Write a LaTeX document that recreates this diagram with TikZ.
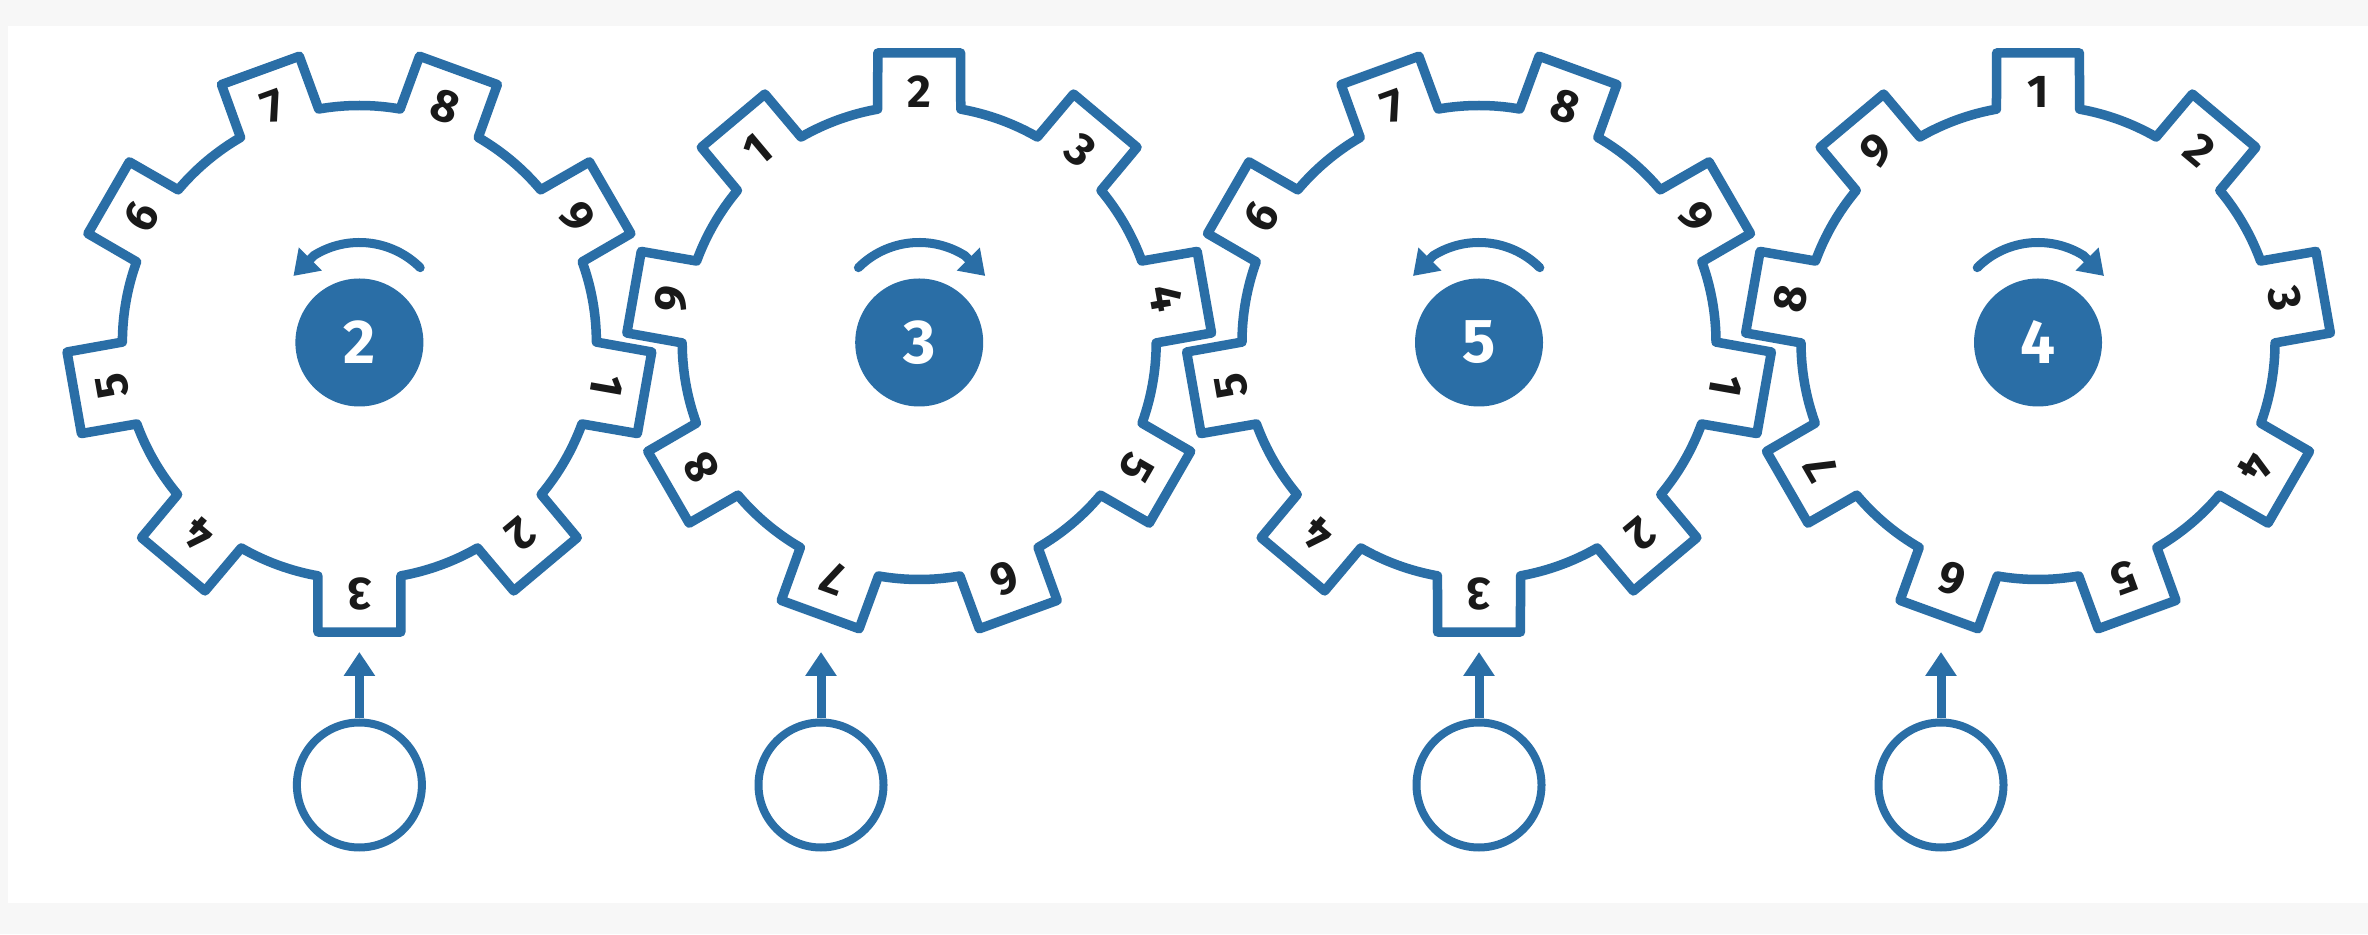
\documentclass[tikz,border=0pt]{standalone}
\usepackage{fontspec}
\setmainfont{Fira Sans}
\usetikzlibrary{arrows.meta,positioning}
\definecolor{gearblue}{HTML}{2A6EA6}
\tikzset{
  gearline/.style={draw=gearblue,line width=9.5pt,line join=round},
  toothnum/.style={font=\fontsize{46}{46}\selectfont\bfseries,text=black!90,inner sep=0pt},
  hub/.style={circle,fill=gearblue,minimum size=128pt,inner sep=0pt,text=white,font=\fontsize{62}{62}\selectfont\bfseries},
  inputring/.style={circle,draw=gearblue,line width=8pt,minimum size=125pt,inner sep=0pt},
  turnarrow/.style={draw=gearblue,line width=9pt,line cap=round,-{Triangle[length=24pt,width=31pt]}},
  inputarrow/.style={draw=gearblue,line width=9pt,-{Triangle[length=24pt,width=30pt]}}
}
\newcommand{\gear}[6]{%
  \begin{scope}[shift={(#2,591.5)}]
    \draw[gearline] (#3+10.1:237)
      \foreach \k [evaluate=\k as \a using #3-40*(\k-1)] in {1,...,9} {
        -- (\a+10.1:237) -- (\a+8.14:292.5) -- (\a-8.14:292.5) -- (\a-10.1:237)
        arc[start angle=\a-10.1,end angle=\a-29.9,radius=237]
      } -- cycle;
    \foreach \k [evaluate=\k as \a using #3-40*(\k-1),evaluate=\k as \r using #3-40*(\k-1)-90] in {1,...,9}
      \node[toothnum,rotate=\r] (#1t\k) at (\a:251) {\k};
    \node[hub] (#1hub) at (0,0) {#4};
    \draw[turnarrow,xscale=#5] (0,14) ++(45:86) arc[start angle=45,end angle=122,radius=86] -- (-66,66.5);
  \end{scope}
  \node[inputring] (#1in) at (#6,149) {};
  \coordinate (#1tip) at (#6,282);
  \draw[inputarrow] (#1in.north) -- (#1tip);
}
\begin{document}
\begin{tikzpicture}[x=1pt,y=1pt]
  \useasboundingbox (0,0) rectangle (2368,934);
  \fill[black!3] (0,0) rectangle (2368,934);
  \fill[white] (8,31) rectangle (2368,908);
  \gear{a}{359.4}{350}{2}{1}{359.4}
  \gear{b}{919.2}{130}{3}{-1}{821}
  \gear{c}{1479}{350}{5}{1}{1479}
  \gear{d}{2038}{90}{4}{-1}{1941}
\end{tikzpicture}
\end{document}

····················

SHORT PROBLEM | Repeat the material above in full and exactly, omitting the pictures.

FINAL RESULT |
Write a LaTeX document that recreates this diagram with TikZ.
\documentclass[tikz,border=0pt]{standalone}
\usepackage{fontspec}
\setmainfont{Fira Sans}
\usetikzlibrary{arrows.meta,positioning}
\definecolor{gearblue}{HTML}{2A6EA6}
\tikzset{
  gearline/.style={draw=gearblue,line width=9.5pt,line join=round},
  toothnum/.style={font=\fontsize{46}{46}\selectfont\bfseries,text=black!90,inner sep=0pt},
  hub/.style={circle,fill=gearblue,minimum size=128pt,inner sep=0pt,text=white,font=\fontsize{62}{62}\selectfont\bfseries},
  inputring/.style={circle,draw=gearblue,line width=8pt,minimum size=125pt,inner sep=0pt},
  turnarrow/.style={draw=gearblue,line width=9pt,line cap=round,-{Triangle[length=24pt,width=31pt]}},
  inputarrow/.style={draw=gearblue,line width=9pt,-{Triangle[length=24pt,width=30pt]}}
}
\newcommand{\gear}[6]{%
  \begin{scope}[shift={(#2,591.5)}]
    \draw[gearline] (#3+10.1:237)
      \foreach \k [evaluate=\k as \a using #3-40*(\k-1)] in {1,...,9} {
        -- (\a+10.1:237) -- (\a+8.14:292.5) -- (\a-8.14:292.5) -- (\a-10.1:237)
        arc[start angle=\a-10.1,end angle=\a-29.9,radius=237]
      } -- cycle;
    \foreach \k [evaluate=\k as \a using #3-40*(\k-1),evaluate=\k as \r using #3-40*(\k-1)-90] in {1,...,9}
      \node[toothnum,rotate=\r] (#1t\k) at (\a:251) {\k};
    \node[hub] (#1hub) at (0,0) {#4};
    \draw[turnarrow,xscale=#5] (0,14) ++(45:86) arc[start angle=45,end angle=122,radius=86] -- (-66,66.5);
  \end{scope}
  \node[inputring] (#1in) at (#6,149) {};
  \coordinate (#1tip) at (#6,282);
  \draw[inputarrow] (#1in.north) -- (#1tip);
}
\begin{document}
\begin{tikzpicture}[x=1pt,y=1pt]
  \useasboundingbox (0,0) rectangle (2368,934);
  \fill[black!3] (0,0) rectangle (2368,934);
  \fill[white] (8,31) rectangle (2368,908);
  \gear{a}{359.4}{350}{2}{1}{359.4}
  \gear{b}{919.2}{130}{3}{-1}{821}
  \gear{c}{1479}{350}{5}{1}{1479}
  \gear{d}{2038}{90}{4}{-1}{1941}
\end{tikzpicture}
\end{document}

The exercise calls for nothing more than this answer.